§ **Work to complete**:
Below is a listing to write out in full, exactly as given, without its pictures.

§ **Data block**:
....

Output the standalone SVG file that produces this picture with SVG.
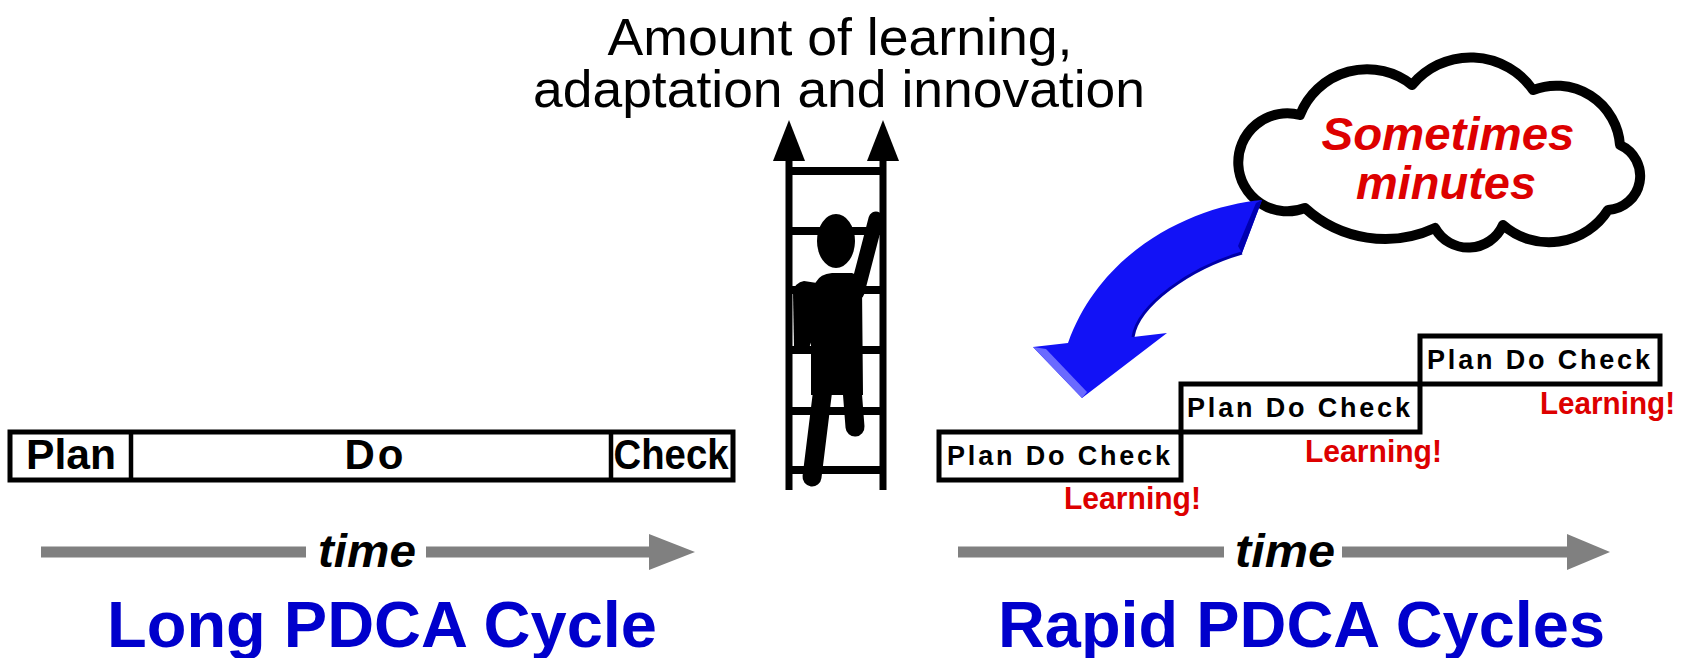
<svg xmlns="http://www.w3.org/2000/svg" width="1683" height="658" viewBox="0 0 1683 658">
  <style>
    .box { fill: #ffffff; stroke: #000000; stroke-width: 5; }
    .div { stroke: #000000; stroke-width: 4.5; }
    .bar-txt { font-family: "Liberation Sans", Arial, sans-serif; font-weight: bold; font-size: 42px; fill: #000000; text-anchor: middle; }
    .step-txt { font-family: "Liberation Sans", Arial, sans-serif; font-weight: bold; font-size: 27px; fill: #000000; }
    .learn { font-family: "Liberation Sans", Arial, sans-serif; font-weight: bold; font-size: 32px; fill: #dd0000; }
    .time { font-family: "Liberation Sans", Arial, sans-serif; font-weight: bold; font-style: italic; font-size: 46px; fill: #000000; text-anchor: middle; }
    .title { font-family: "Liberation Sans", Arial, sans-serif; font-weight: bold; font-size: 64px; fill: #0000cc; }
    .head { font-family: "Liberation Sans", Arial, sans-serif; font-size: 52px; fill: #000000; text-anchor: middle; }
    .cloud-txt { font-family: "Liberation Sans", Arial, sans-serif; font-weight: bold; font-style: italic; font-size: 46px; fill: #dd0000; text-anchor: middle; }
    .gray { fill: #808080; }
    .rail { stroke: #000000; stroke-width: 7; }
    .rung { stroke: #000000; stroke-width: 8; }
    .limb { stroke: #000000; stroke-linecap: round; fill: none; }
  </style>

  <rect width="1683" height="658" fill="#ffffff"/>

  <!-- axis caption -->
  <g id="axis-label">
    <text class="head" x="840" y="55" textLength="465" lengthAdjust="spacingAndGlyphs">Amount of learning,</text>
    <text class="head" x="839" y="107" textLength="612" lengthAdjust="spacingAndGlyphs">adaptation and innovation</text>
  </g>

  <!-- long single cycle bar -->
  <g id="long-cycle">
    <rect class="box" x="10" y="432" width="723" height="48"/>
    <line class="div" x1="131" y1="432" x2="131" y2="480"/>
    <line class="div" x1="611" y1="432" x2="611" y2="480"/>
    <text class="bar-txt" x="71" y="469" textLength="90" lengthAdjust="spacingAndGlyphs">Plan</text>
    <text class="bar-txt" x="374" y="469" textLength="59" lengthAdjust="spacing">Do</text>
    <text class="bar-txt" x="671" y="469" textLength="115" lengthAdjust="spacingAndGlyphs">Check</text>
  </g>

  <!-- ladder with climbing figure -->
  <g id="ladder">
    <line class="rail" x1="789" y1="155" x2="789" y2="490"/>
    <line class="rail" x1="883" y1="155" x2="883" y2="490"/>
    <polygon points="773,161 789,120 805,161" fill="#000000"/>
    <polygon points="867,161 883,120 899,161" fill="#000000"/>
    <line class="rung" x1="789" y1="171" x2="883" y2="171"/>
    <line class="rung" x1="789" y1="231" x2="883" y2="231"/>
    <line class="rung" x1="789" y1="290" x2="883" y2="290"/>
    <line class="rung" x1="789" y1="350" x2="883" y2="350"/>
    <line class="rung" x1="789" y1="411" x2="883" y2="411"/>
    <line class="rung" x1="789" y1="470" x2="883" y2="470"/>
    <g id="climber" fill="#000000">
      <ellipse cx="836" cy="241" rx="19" ry="27"/>
      <path d="M816,282 Q820,274 832,273 L852,273 Q861,275 862,287 L863,395 L811,395 L811,302 Q811,288 816,282 Z"/>
      <line class="limb" x1="857" y1="292" x2="876" y2="219" stroke-width="15"/>
      <path d="M794,348 L793,293 Q795,282 804,281 L817,283 L815,332 L809,348 Z"/>
      <line class="limb" x1="823" y1="388" x2="812" y2="477" stroke-width="19"/>
      <line class="limb" x1="852" y1="388" x2="855" y2="427" stroke-width="19"/>
    </g>
  </g>

  <!-- thought cloud -->
  <g id="cloud">
    <path d="M1300,115 A72,72 0 0 1 1412,85 A76,76 0 0 1 1533,90 A64,64 0 0 1 1620,145 A34,34 0 0 1 1608,210 A70,70 0 0 1 1503,225 A38,38 0 0 1 1435,228 A119,119 0 0 1 1305,208 A49,49 0 1 1 1300,115 Z" fill="#ffffff" stroke="#000000" stroke-width="10" stroke-linejoin="round"/>
    <text class="cloud-txt" x="1448" y="150" textLength="253" lengthAdjust="spacingAndGlyphs">Sometimes</text>
    <text class="cloud-txt" x="1446" y="199" textLength="180" lengthAdjust="spacingAndGlyphs">minutes</text>
  </g>

  <!-- rapid cycle steps -->
  <g id="step-1">
    <rect class="box" x="939" y="432" width="242" height="48"/>
    <text class="step-txt" x="947" y="465" textLength="223" lengthAdjust="spacing">Plan Do Check</text>
  </g>
  <g id="step-2">
    <rect class="box" x="1181" y="384" width="239" height="48"/>
    <text class="step-txt" x="1187" y="417" textLength="223" lengthAdjust="spacing">Plan Do Check</text>
  </g>
  <g id="step-3">
    <rect class="box" x="1420" y="336" width="240" height="48"/>
    <text class="step-txt" x="1427" y="369" textLength="223" lengthAdjust="spacing">Plan Do Check</text>
  </g>

  <g id="learning-labels">
    <text class="learn" x="1064" y="509" textLength="137" lengthAdjust="spacingAndGlyphs">Learning!</text>
    <text class="learn" x="1305" y="462" textLength="137" lengthAdjust="spacingAndGlyphs">Learning!</text>
    <text class="learn" x="1540" y="414" textLength="135" lengthAdjust="spacingAndGlyphs">Learning!</text>
  </g>

  <!-- section titles -->
  <g id="titles">
    <text class="title" x="107" y="647" textLength="550" lengthAdjust="spacingAndGlyphs">Long PDCA Cycle</text>
    <text class="title" x="998" y="647" textLength="607" lengthAdjust="spacingAndGlyphs">Rapid PDCA Cycles</text>
  </g>

  <!-- connectors: time axes and curved pointer -->
  <g id="connectors">
    <g id="time-long">
      <rect class="gray" x="41" y="546.5" width="265" height="11"/>
      <rect class="gray" x="426" y="546.5" width="225" height="11"/>
      <polygon class="gray" points="649,534 695,552 649,570"/>
      <text class="time" x="367" y="567" textLength="98" lengthAdjust="spacingAndGlyphs">time</text>
    </g>
    <g id="time-rapid">
      <rect class="gray" x="958" y="546.5" width="266" height="11"/>
      <rect class="gray" x="1342" y="546.5" width="227" height="11"/>
      <polygon class="gray" points="1567,534 1610,552 1567,570"/>
      <text class="time" x="1285" y="567" textLength="100" lengthAdjust="spacingAndGlyphs">time</text>
    </g>
    <g id="pointer">
      <path d="M1262,200 C1195,206 1102,248 1068,343 L1033,347 L1082,398 L1167,333 L1133,337 C1138,305 1190,268 1242,253 Z" fill="#1212f6"/>
      <polygon points="1033,347 1046,349 1087,392 1082,398" fill="#6a6aff"/>
      <path d="M1133,337 C1138,305 1190,268 1242,253" fill="none" stroke="#0000a8" stroke-width="3"/>
      <polygon points="1262,200 1242,253 1238,246 1256,203" fill="#0000b0"/>
    </g>
  </g>
</svg>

....

§ **Answer to the problem**:
Output the standalone SVG file that produces this picture with SVG.
<svg xmlns="http://www.w3.org/2000/svg" width="1683" height="658" viewBox="0 0 1683 658">
  <style>
    .box { fill: #ffffff; stroke: #000000; stroke-width: 5; }
    .div { stroke: #000000; stroke-width: 4.5; }
    .bar-txt { font-family: "Liberation Sans", Arial, sans-serif; font-weight: bold; font-size: 42px; fill: #000000; text-anchor: middle; }
    .step-txt { font-family: "Liberation Sans", Arial, sans-serif; font-weight: bold; font-size: 27px; fill: #000000; }
    .learn { font-family: "Liberation Sans", Arial, sans-serif; font-weight: bold; font-size: 32px; fill: #dd0000; }
    .time { font-family: "Liberation Sans", Arial, sans-serif; font-weight: bold; font-style: italic; font-size: 46px; fill: #000000; text-anchor: middle; }
    .title { font-family: "Liberation Sans", Arial, sans-serif; font-weight: bold; font-size: 64px; fill: #0000cc; }
    .head { font-family: "Liberation Sans", Arial, sans-serif; font-size: 52px; fill: #000000; text-anchor: middle; }
    .cloud-txt { font-family: "Liberation Sans", Arial, sans-serif; font-weight: bold; font-style: italic; font-size: 46px; fill: #dd0000; text-anchor: middle; }
    .gray { fill: #808080; }
    .rail { stroke: #000000; stroke-width: 7; }
    .rung { stroke: #000000; stroke-width: 8; }
    .limb { stroke: #000000; stroke-linecap: round; fill: none; }
  </style>

  <rect width="1683" height="658" fill="#ffffff"/>

  <!-- axis caption -->
  <g id="axis-label">
    <text class="head" x="840" y="55" textLength="465" lengthAdjust="spacingAndGlyphs">Amount of learning,</text>
    <text class="head" x="839" y="107" textLength="612" lengthAdjust="spacingAndGlyphs">adaptation and innovation</text>
  </g>

  <!-- long single cycle bar -->
  <g id="long-cycle">
    <rect class="box" x="10" y="432" width="723" height="48"/>
    <line class="div" x1="131" y1="432" x2="131" y2="480"/>
    <line class="div" x1="611" y1="432" x2="611" y2="480"/>
    <text class="bar-txt" x="71" y="469" textLength="90" lengthAdjust="spacingAndGlyphs">Plan</text>
    <text class="bar-txt" x="374" y="469" textLength="59" lengthAdjust="spacing">Do</text>
    <text class="bar-txt" x="671" y="469" textLength="115" lengthAdjust="spacingAndGlyphs">Check</text>
  </g>

  <!-- ladder with climbing figure -->
  <g id="ladder">
    <line class="rail" x1="789" y1="155" x2="789" y2="490"/>
    <line class="rail" x1="883" y1="155" x2="883" y2="490"/>
    <polygon points="773,161 789,120 805,161" fill="#000000"/>
    <polygon points="867,161 883,120 899,161" fill="#000000"/>
    <line class="rung" x1="789" y1="171" x2="883" y2="171"/>
    <line class="rung" x1="789" y1="231" x2="883" y2="231"/>
    <line class="rung" x1="789" y1="290" x2="883" y2="290"/>
    <line class="rung" x1="789" y1="350" x2="883" y2="350"/>
    <line class="rung" x1="789" y1="411" x2="883" y2="411"/>
    <line class="rung" x1="789" y1="470" x2="883" y2="470"/>
    <g id="climber" fill="#000000">
      <ellipse cx="836" cy="241" rx="19" ry="27"/>
      <path d="M816,282 Q820,274 832,273 L852,273 Q861,275 862,287 L863,395 L811,395 L811,302 Q811,288 816,282 Z"/>
      <line class="limb" x1="857" y1="292" x2="876" y2="219" stroke-width="15"/>
      <path d="M794,348 L793,293 Q795,282 804,281 L817,283 L815,332 L809,348 Z"/>
      <line class="limb" x1="823" y1="388" x2="812" y2="477" stroke-width="19"/>
      <line class="limb" x1="852" y1="388" x2="855" y2="427" stroke-width="19"/>
    </g>
  </g>

  <!-- thought cloud -->
  <g id="cloud">
    <path d="M1300,115 A72,72 0 0 1 1412,85 A76,76 0 0 1 1533,90 A64,64 0 0 1 1620,145 A34,34 0 0 1 1608,210 A70,70 0 0 1 1503,225 A38,38 0 0 1 1435,228 A119,119 0 0 1 1305,208 A49,49 0 1 1 1300,115 Z" fill="#ffffff" stroke="#000000" stroke-width="10" stroke-linejoin="round"/>
    <text class="cloud-txt" x="1448" y="150" textLength="253" lengthAdjust="spacingAndGlyphs">Sometimes</text>
    <text class="cloud-txt" x="1446" y="199" textLength="180" lengthAdjust="spacingAndGlyphs">minutes</text>
  </g>

  <!-- rapid cycle steps -->
  <g id="step-1">
    <rect class="box" x="939" y="432" width="242" height="48"/>
    <text class="step-txt" x="947" y="465" textLength="223" lengthAdjust="spacing">Plan Do Check</text>
  </g>
  <g id="step-2">
    <rect class="box" x="1181" y="384" width="239" height="48"/>
    <text class="step-txt" x="1187" y="417" textLength="223" lengthAdjust="spacing">Plan Do Check</text>
  </g>
  <g id="step-3">
    <rect class="box" x="1420" y="336" width="240" height="48"/>
    <text class="step-txt" x="1427" y="369" textLength="223" lengthAdjust="spacing">Plan Do Check</text>
  </g>

  <g id="learning-labels">
    <text class="learn" x="1064" y="509" textLength="137" lengthAdjust="spacingAndGlyphs">Learning!</text>
    <text class="learn" x="1305" y="462" textLength="137" lengthAdjust="spacingAndGlyphs">Learning!</text>
    <text class="learn" x="1540" y="414" textLength="135" lengthAdjust="spacingAndGlyphs">Learning!</text>
  </g>

  <!-- section titles -->
  <g id="titles">
    <text class="title" x="107" y="647" textLength="550" lengthAdjust="spacingAndGlyphs">Long PDCA Cycle</text>
    <text class="title" x="998" y="647" textLength="607" lengthAdjust="spacingAndGlyphs">Rapid PDCA Cycles</text>
  </g>

  <!-- connectors: time axes and curved pointer -->
  <g id="connectors">
    <g id="time-long">
      <rect class="gray" x="41" y="546.5" width="265" height="11"/>
      <rect class="gray" x="426" y="546.5" width="225" height="11"/>
      <polygon class="gray" points="649,534 695,552 649,570"/>
      <text class="time" x="367" y="567" textLength="98" lengthAdjust="spacingAndGlyphs">time</text>
    </g>
    <g id="time-rapid">
      <rect class="gray" x="958" y="546.5" width="266" height="11"/>
      <rect class="gray" x="1342" y="546.5" width="227" height="11"/>
      <polygon class="gray" points="1567,534 1610,552 1567,570"/>
      <text class="time" x="1285" y="567" textLength="100" lengthAdjust="spacingAndGlyphs">time</text>
    </g>
    <g id="pointer">
      <path d="M1262,200 C1195,206 1102,248 1068,343 L1033,347 L1082,398 L1167,333 L1133,337 C1138,305 1190,268 1242,253 Z" fill="#1212f6"/>
      <polygon points="1033,347 1046,349 1087,392 1082,398" fill="#6a6aff"/>
      <path d="M1133,337 C1138,305 1190,268 1242,253" fill="none" stroke="#0000a8" stroke-width="3"/>
      <polygon points="1262,200 1242,253 1238,246 1256,203" fill="#0000b0"/>
    </g>
  </g>
</svg>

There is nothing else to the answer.